-- start Input material --

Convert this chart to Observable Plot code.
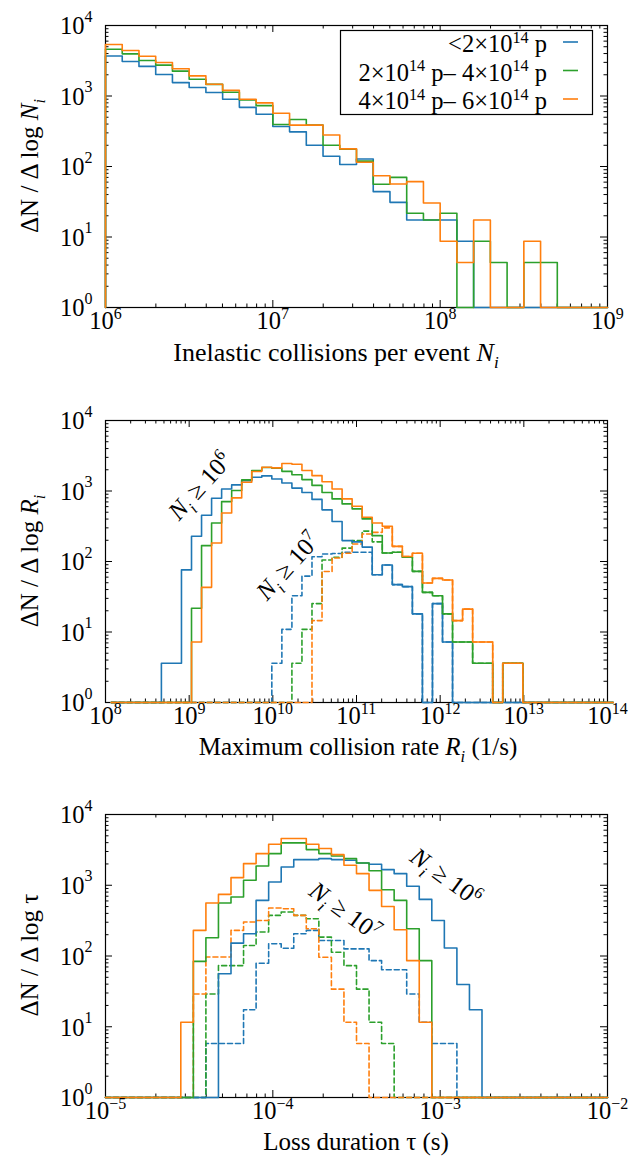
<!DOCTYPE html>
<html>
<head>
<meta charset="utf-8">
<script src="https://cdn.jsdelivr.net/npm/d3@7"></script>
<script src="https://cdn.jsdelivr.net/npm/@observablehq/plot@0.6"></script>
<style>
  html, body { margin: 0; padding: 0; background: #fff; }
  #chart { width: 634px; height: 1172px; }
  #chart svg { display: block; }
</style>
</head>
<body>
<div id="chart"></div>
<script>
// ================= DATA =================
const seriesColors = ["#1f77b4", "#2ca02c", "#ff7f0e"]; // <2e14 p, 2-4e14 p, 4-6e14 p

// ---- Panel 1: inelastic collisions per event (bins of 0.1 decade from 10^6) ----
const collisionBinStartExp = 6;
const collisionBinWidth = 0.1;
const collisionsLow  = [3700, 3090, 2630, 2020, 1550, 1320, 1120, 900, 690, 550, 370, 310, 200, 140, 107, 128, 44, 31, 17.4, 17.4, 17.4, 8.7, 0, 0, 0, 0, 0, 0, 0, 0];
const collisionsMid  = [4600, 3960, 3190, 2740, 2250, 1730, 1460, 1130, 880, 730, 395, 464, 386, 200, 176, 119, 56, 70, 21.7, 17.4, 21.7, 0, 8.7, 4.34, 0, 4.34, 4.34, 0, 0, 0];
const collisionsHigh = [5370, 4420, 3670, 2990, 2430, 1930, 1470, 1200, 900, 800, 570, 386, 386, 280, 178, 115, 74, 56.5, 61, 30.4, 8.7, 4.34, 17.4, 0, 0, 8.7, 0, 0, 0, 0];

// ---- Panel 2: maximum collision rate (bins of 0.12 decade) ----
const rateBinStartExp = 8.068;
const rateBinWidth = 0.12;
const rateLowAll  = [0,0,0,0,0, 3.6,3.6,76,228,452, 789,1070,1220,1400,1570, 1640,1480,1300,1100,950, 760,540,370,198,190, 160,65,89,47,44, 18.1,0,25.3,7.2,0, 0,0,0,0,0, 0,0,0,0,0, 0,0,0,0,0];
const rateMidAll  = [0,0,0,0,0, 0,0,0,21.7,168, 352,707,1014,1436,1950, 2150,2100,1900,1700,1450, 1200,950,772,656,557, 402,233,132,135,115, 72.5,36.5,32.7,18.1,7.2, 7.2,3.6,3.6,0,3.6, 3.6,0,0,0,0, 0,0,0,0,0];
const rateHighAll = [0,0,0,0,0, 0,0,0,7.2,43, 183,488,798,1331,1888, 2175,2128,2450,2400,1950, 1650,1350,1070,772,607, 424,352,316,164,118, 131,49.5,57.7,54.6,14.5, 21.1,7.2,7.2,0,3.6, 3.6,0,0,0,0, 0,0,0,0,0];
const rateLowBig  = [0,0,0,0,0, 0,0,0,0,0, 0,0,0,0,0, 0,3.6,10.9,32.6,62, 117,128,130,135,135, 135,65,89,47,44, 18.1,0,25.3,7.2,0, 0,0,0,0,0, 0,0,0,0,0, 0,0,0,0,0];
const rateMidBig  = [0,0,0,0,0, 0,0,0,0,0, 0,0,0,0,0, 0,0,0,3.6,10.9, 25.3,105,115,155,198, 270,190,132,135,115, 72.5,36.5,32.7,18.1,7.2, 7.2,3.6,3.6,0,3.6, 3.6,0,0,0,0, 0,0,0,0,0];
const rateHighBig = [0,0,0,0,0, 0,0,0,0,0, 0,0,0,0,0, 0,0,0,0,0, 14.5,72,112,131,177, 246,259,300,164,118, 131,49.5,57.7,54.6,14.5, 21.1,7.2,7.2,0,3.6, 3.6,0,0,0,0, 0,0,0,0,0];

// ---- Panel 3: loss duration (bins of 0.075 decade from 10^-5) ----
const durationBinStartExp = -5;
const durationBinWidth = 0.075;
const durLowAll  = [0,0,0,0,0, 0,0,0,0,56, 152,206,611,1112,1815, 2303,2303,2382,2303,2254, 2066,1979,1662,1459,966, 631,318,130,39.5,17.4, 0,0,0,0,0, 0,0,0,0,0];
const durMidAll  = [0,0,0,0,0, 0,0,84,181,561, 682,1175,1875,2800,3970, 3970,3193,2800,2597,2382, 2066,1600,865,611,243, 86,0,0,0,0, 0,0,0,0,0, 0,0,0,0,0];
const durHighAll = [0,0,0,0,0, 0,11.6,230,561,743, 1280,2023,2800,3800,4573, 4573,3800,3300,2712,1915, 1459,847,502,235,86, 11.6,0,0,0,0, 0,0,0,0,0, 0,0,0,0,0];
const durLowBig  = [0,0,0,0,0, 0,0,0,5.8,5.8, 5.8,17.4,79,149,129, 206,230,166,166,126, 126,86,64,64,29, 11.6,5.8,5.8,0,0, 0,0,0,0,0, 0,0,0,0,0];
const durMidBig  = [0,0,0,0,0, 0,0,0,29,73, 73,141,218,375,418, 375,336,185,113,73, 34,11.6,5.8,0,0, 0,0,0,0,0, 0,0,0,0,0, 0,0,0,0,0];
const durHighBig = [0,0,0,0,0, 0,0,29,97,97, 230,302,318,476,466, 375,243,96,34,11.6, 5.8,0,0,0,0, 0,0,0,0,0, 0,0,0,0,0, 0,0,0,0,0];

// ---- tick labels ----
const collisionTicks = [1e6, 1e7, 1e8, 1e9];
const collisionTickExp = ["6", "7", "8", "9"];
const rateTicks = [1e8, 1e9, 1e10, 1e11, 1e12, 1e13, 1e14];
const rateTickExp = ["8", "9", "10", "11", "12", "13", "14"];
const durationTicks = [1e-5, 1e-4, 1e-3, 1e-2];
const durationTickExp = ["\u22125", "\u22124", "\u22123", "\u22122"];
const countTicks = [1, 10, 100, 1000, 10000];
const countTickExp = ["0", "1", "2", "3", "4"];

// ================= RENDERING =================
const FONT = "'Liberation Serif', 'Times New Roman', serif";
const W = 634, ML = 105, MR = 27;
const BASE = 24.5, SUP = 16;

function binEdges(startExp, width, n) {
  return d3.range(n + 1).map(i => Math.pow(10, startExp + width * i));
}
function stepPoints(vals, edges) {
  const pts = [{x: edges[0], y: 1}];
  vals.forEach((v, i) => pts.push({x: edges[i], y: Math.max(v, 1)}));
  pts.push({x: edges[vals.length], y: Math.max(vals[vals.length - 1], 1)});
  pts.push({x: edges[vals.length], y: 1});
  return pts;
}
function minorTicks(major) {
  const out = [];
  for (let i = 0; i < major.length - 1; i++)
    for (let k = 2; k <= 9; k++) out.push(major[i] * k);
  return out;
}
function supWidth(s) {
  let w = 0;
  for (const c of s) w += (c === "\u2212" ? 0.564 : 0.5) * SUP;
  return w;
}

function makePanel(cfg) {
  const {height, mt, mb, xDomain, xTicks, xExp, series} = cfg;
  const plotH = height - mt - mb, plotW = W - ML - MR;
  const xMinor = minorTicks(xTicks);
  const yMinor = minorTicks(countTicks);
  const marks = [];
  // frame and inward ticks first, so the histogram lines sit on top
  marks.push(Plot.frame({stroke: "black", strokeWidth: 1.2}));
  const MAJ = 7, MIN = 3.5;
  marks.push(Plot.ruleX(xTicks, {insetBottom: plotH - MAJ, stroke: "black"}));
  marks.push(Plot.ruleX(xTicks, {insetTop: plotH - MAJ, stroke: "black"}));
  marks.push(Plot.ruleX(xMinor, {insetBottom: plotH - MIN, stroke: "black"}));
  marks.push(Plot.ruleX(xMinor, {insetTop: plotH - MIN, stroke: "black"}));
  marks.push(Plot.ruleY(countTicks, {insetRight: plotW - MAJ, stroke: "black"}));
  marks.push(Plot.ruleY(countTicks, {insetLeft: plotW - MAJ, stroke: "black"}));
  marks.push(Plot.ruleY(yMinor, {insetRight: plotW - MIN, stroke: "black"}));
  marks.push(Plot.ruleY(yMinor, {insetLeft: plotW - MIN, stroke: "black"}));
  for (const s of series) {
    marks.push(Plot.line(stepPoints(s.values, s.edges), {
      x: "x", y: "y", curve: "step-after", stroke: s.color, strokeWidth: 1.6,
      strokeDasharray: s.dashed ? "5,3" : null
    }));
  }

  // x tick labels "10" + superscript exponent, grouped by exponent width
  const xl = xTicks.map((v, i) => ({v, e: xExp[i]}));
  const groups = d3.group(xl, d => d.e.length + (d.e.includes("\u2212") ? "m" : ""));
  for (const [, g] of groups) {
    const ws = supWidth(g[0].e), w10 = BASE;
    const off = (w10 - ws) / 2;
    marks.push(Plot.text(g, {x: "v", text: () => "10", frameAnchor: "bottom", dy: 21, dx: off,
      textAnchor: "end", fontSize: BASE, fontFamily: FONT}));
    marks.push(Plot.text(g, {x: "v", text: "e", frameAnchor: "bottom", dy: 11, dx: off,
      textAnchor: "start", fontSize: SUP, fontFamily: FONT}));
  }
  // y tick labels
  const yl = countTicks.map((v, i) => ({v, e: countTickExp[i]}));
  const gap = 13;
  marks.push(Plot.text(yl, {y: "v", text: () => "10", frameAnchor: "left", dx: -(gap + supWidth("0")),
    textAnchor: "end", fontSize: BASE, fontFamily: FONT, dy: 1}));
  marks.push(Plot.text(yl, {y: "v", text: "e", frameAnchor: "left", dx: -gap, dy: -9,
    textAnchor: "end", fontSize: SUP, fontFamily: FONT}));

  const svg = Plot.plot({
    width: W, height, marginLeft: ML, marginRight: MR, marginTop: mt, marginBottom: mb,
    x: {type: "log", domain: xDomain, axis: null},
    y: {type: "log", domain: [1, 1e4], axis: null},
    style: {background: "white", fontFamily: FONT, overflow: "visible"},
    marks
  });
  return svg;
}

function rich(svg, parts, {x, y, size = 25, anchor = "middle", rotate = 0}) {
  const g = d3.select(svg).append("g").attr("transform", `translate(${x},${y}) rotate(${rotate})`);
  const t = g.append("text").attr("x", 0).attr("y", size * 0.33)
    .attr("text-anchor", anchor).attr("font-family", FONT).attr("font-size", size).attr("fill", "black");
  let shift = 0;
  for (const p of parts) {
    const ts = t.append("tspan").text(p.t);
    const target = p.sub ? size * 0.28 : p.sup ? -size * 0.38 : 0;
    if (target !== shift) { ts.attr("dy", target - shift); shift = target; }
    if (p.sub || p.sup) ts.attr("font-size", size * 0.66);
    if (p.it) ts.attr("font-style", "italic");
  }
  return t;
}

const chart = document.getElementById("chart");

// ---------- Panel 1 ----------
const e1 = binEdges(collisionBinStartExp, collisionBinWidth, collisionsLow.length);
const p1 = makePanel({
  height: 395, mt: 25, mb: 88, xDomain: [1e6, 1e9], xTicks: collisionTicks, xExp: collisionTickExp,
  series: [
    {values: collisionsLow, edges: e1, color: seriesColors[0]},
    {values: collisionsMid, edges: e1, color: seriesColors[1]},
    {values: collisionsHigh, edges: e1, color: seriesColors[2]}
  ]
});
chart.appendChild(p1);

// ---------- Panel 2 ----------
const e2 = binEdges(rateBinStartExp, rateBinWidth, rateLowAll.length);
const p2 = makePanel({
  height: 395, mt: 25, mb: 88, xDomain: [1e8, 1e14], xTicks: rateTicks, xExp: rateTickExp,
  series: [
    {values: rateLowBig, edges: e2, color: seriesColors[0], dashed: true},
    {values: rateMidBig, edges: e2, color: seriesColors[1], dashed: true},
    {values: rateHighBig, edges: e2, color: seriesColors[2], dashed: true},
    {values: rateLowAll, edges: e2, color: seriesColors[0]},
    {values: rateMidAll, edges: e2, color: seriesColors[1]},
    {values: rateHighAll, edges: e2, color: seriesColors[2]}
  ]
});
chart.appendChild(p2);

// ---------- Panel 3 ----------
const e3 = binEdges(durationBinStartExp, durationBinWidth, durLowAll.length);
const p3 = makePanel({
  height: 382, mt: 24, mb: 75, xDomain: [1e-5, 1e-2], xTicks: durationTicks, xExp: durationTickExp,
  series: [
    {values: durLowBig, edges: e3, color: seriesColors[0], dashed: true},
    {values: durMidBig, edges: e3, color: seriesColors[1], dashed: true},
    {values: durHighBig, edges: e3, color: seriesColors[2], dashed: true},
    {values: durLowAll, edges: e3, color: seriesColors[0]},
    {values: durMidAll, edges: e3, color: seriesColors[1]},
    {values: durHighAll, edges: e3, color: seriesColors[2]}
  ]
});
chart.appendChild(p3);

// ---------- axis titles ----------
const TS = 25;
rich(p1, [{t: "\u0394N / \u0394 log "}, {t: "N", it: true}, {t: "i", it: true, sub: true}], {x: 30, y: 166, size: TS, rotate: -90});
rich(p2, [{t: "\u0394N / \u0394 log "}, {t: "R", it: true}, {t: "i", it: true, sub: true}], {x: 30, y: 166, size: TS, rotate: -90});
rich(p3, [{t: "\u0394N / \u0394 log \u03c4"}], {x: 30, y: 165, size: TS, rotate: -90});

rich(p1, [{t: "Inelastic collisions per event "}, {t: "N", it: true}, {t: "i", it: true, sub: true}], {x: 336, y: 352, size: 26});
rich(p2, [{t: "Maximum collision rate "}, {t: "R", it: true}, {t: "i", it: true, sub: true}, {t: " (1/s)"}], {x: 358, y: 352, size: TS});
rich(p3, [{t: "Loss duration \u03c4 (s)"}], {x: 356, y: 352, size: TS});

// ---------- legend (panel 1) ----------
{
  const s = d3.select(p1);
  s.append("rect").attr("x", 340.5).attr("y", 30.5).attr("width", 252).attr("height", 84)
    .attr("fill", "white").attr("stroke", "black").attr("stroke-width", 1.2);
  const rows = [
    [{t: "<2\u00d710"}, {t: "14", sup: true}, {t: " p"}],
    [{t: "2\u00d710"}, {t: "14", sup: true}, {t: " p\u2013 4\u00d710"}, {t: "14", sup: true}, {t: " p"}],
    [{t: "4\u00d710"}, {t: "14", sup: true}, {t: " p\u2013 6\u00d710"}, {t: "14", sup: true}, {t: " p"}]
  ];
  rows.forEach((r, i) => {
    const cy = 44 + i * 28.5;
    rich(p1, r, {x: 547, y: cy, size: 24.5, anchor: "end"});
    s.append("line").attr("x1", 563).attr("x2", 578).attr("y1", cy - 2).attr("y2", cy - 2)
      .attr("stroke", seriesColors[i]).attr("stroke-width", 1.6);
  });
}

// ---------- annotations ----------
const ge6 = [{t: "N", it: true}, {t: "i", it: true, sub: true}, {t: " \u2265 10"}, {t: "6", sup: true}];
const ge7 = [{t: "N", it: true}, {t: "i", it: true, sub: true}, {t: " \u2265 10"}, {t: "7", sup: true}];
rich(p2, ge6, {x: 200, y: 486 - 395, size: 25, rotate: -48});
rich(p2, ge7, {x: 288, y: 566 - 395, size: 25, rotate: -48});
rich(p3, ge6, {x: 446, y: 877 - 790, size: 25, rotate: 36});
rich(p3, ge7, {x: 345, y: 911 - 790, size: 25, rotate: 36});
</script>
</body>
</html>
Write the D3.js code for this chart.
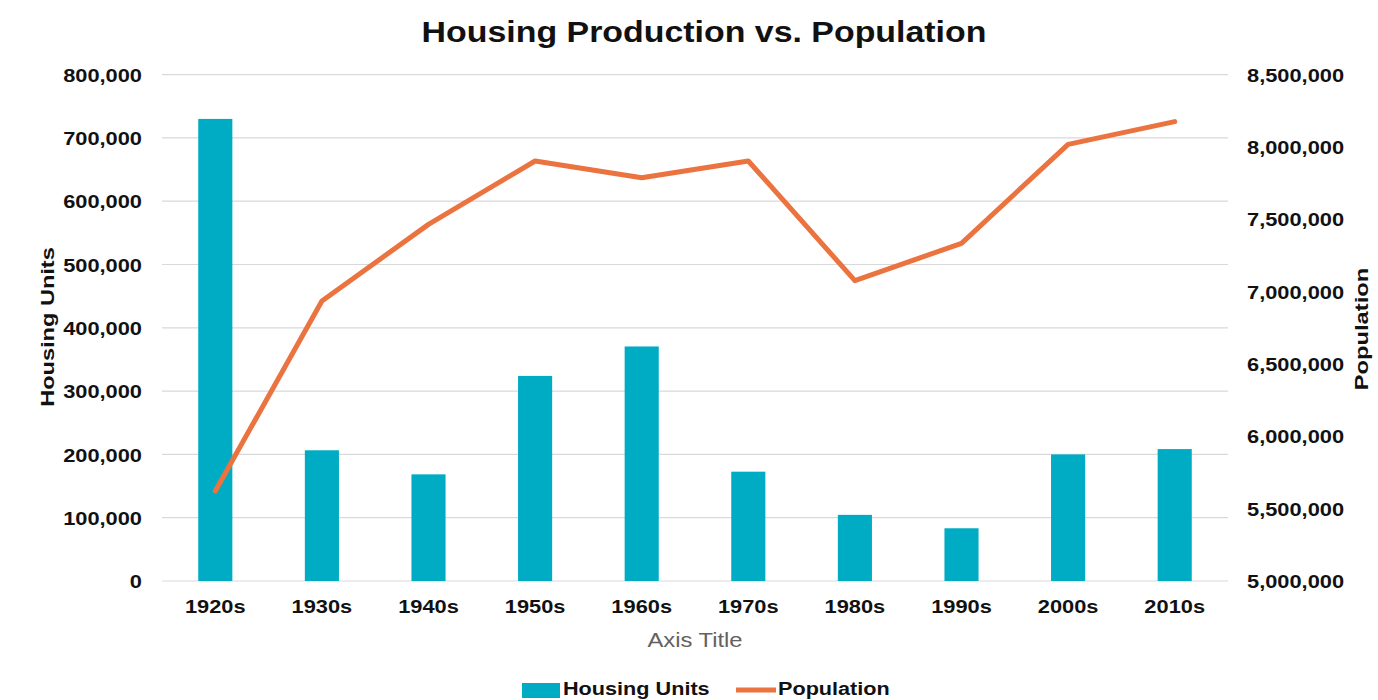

-- end Input material --

Written exercise -
Write out nothing but the lines from the start of the data through the line with "8.7, 0, 0, 0, 0];". Leave out the pictures.

Response -
Convert this chart to Observable Plot code.
<!DOCTYPE html>
<html>
<head>
<meta charset="utf-8">
<script src="https://cdn.jsdelivr.net/npm/d3@7"></script>
<script src="https://cdn.jsdelivr.net/npm/@observablehq/plot@0.6"></script>
<style>
  html, body { margin: 0; padding: 0; background: #fff; }
  #chart { width: 634px; height: 1172px; }
  #chart svg { display: block; }
</style>
</head>
<body>
<div id="chart"></div>
<script>
// ================= DATA =================
const seriesColors = ["#1f77b4", "#2ca02c", "#ff7f0e"]; // <2e14 p, 2-4e14 p, 4-6e14 p

// ---- Panel 1: inelastic collisions per event (bins of 0.1 decade from 10^6) ----
const collisionBinStartExp = 6;
const collisionBinWidth = 0.1;
const collisionsLow  = [3700, 3090, 2630, 2020, 1550, 1320, 1120, 900, 690, 550, 370, 310, 200, 140, 107, 128, 44, 31, 17.4, 17.4, 17.4, 8.7, 0, 0, 0, 0, 0, 0, 0, 0];
const collisionsMid  = [4600, 3960, 3190, 2740, 2250, 1730, 1460, 1130, 880, 730, 395, 464, 386, 200, 176, 119, 56, 70, 21.7, 17.4, 21.7, 0, 8.7, 4.34, 0, 4.34, 4.34, 0, 0, 0];
const collisionsHigh = [5370, 4420, 3670, 2990, 2430, 1930, 1470, 1200, 900, 800, 570, 386, 386, 280, 178, 115, 74, 56.5, 61, 30.4, 8.7, 4.34, 17.4, 0, 0, 8.7, 0, 0, 0, 0];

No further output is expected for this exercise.